**** Material provided ****

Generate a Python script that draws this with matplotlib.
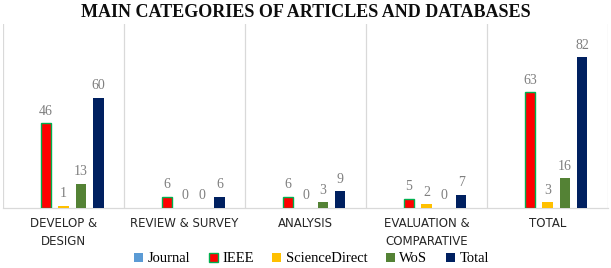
import numpy as np
import matplotlib
matplotlib.use("Agg")
import matplotlib.pyplot as plt

# ── Data ─────────────────────────────────────────────────────
CATEGORIES = ["DEVELOP &\nDESIGN", "REVIEW & SURVEY", "ANALYSIS",
              "EVALUATION &\nCOMPARATIVE", "TOTAL"]
SERIES = ["Journal", "IEEE", "ScienceDirect", "WoS", "Total"]
JOURNAL = [0, 0, 0, 0, 0]
IEEE = [46, 6, 6, 5, 63]
SCIENCEDIRECT = [1, 0, 0, 2, 3]
WOS = [13, 0, 3, 0, 16]
TOTAL = [60, 6, 9, 7, 82]
SHOW_LABELS = [False, True, True, True, True]

COLORS = ["#5B9BD5", "#FF0000", "#FFC000", "#548235", "#002060"]
EDGES = [None, "#00B050", None, None, None]

plt.rcParams.update({
    "font.family": ["Liberation Serif", "DejaVu Serif"],
})

fig = plt.figure(figsize=(6.11, 2.68), dpi=100)
ax = fig.add_axes([0.005, 0.225, 0.99, 0.685])

x = np.arange(len(CATEGORIES))
width = 0.085
step = 0.144
values = [JOURNAL, IEEE, SCIENCEDIRECT, WOS, TOTAL]

for i, (name, vals) in enumerate(zip(SERIES, values)):
    pos = x + (i - 2) * step
    kw = dict(color=COLORS[i], width=width, label=name, zorder=3)
    if EDGES[i]:
        kw.update(edgecolor=EDGES[i], linewidth=1.0)
    ax.bar(pos, vals, **kw)
    if SHOW_LABELS[i]:
        for px, v in zip(pos, vals):
            ax.text(px, v + 3, str(v), ha="center", va="bottom",
                    fontsize=10, color="#7F7F7F")

ax.set_xlim(-0.5, len(CATEGORIES) - 0.5)
ax.set_ylim(0, 100)
ax.set_yticks([])

# category separators
for b in np.arange(-0.5, len(CATEGORIES), 1.0):
    ax.axvline(b, color="#D9D9D9", linewidth=0.9, zorder=1)

for s in ["top", "left", "right"]:
    ax.spines[s].set_visible(False)
ax.spines["bottom"].set_color("#D9D9D9")
ax.spines["bottom"].set_linewidth(0.9)

ax.set_xticks(x)
ax.set_xticklabels(CATEGORIES, fontsize=8.5, family=["DejaVu Sans"],
                   color="#262626", linespacing=1.45)
ax.tick_params(axis="x", length=0, pad=7)

fig.suptitle("MAIN CATEGORIES OF ARTICLES AND DATABASES",
             x=0.5, y=0.985, fontsize=13, fontweight="bold",
             color="#0D0D0D")

fig.legend(loc="center", bbox_to_anchor=(0.51, 0.034), ncol=5,
           frameon=False, fontsize=10.5, handlelength=0.6,
           handleheight=0.6, handletextpad=0.3, columnspacing=1.3,
           borderpad=0)

fig.savefig("out.png", dpi=100)
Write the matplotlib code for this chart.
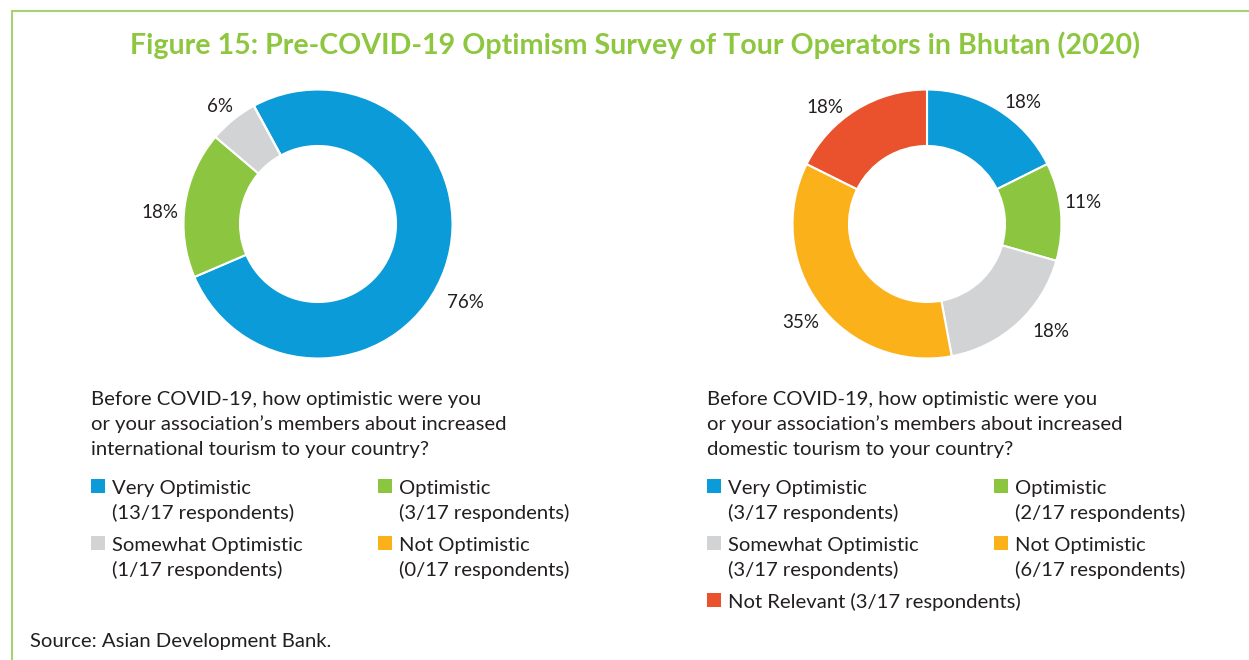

****

→ **The task**:
Using the data above, write out every line exactly, leaving the images behind.

→ **Written solution**:
Generate a Python script that draws this with matplotlib.
import numpy as np
import matplotlib
matplotlib.use("Agg")
import matplotlib.pyplot as plt

# ── Data ─────────────────────────────────────────────────────
CATEGORIES = ["DEVELOP &\nDESIGN", "REVIEW & SURVEY", "ANALYSIS",
              "EVALUATION &\nCOMPARATIVE", "TOTAL"]
SERIES = ["Journal", "IEEE", "ScienceDirect", "WoS", "Total"]
JOURNAL = [0, 0, 0, 0, 0]
IEEE = [46, 6, 6, 5, 63]
SCIENCEDIRECT = [1, 0, 0, 2, 3]
WOS = [13, 0, 3, 0, 16]
TOTAL = [60, 6, 9, 7, 82]
SHOW_LABELS = [False, True, True, True, True]

COLORS = ["#5B9BD5", "#FF0000", "#FFC000", "#548235", "#002060"]
EDGES = [None, "#00B050", None, None, None]

plt.rcParams.update({
    "font.family": ["Liberation Serif", "DejaVu Serif"],
})

fig = plt.figure(figsize=(6.11, 2.68), dpi=100)
ax = fig.add_axes([0.005, 0.225, 0.99, 0.685])

x = np.arange(len(CATEGORIES))
width = 0.085
step = 0.144
values = [JOURNAL, IEEE, SCIENCEDIRECT, WOS, TOTAL]

for i, (name, vals) in enumerate(zip(SERIES, values)):
    pos = x + (i - 2) * step
    kw = dict(color=COLORS[i], width=width, label=name, zorder=3)
    if EDGES[i]:
        kw.update(edgecolor=EDGES[i], linewidth=1.0)
    ax.bar(pos, vals, **kw)
    if SHOW_LABELS[i]:
        for px, v in zip(pos, vals):
            ax.text(px, v + 3, str(v), ha="center", va="bottom",
                    fontsize=10, color="#7F7F7F")

ax.set_xlim(-0.5, len(CATEGORIES) - 0.5)
ax.set_ylim(0, 100)
ax.set_yticks([])

# category separators
for b in np.arange(-0.5, len(CATEGORIES), 1.0):
    ax.axvline(b, color="#D9D9D9", linewidth=0.9, zorder=1)

for s in ["top", "left", "right"]:
    ax.spines[s].set_visible(False)
ax.spines["bottom"].set_color("#D9D9D9")
ax.spines["bottom"].set_linewidth(0.9)

ax.set_xticks(x)
ax.set_xticklabels(CATEGORIES, fontsize=8.5, family=["DejaVu Sans"],
                   color="#262626", linespacing=1.45)
ax.tick_params(axis="x", length=0, pad=7)

fig.suptitle("MAIN CATEGORIES OF ARTICLES AND DATABASES",
             x=0.5, y=0.985, fontsize=13, fontweight="bold",
             color="#0D0D0D")

fig.legend(loc="center", bbox_to_anchor=(0.51, 0.034), ncol=5,
           frameon=False, fontsize=10.5, handlelength=0.6,
           handleheight=0.6, handletextpad=0.3, columnspacing=1.3,
           borderpad=0)

fig.savefig("out.png", dpi=100)
Write the matplotlib code for this chart.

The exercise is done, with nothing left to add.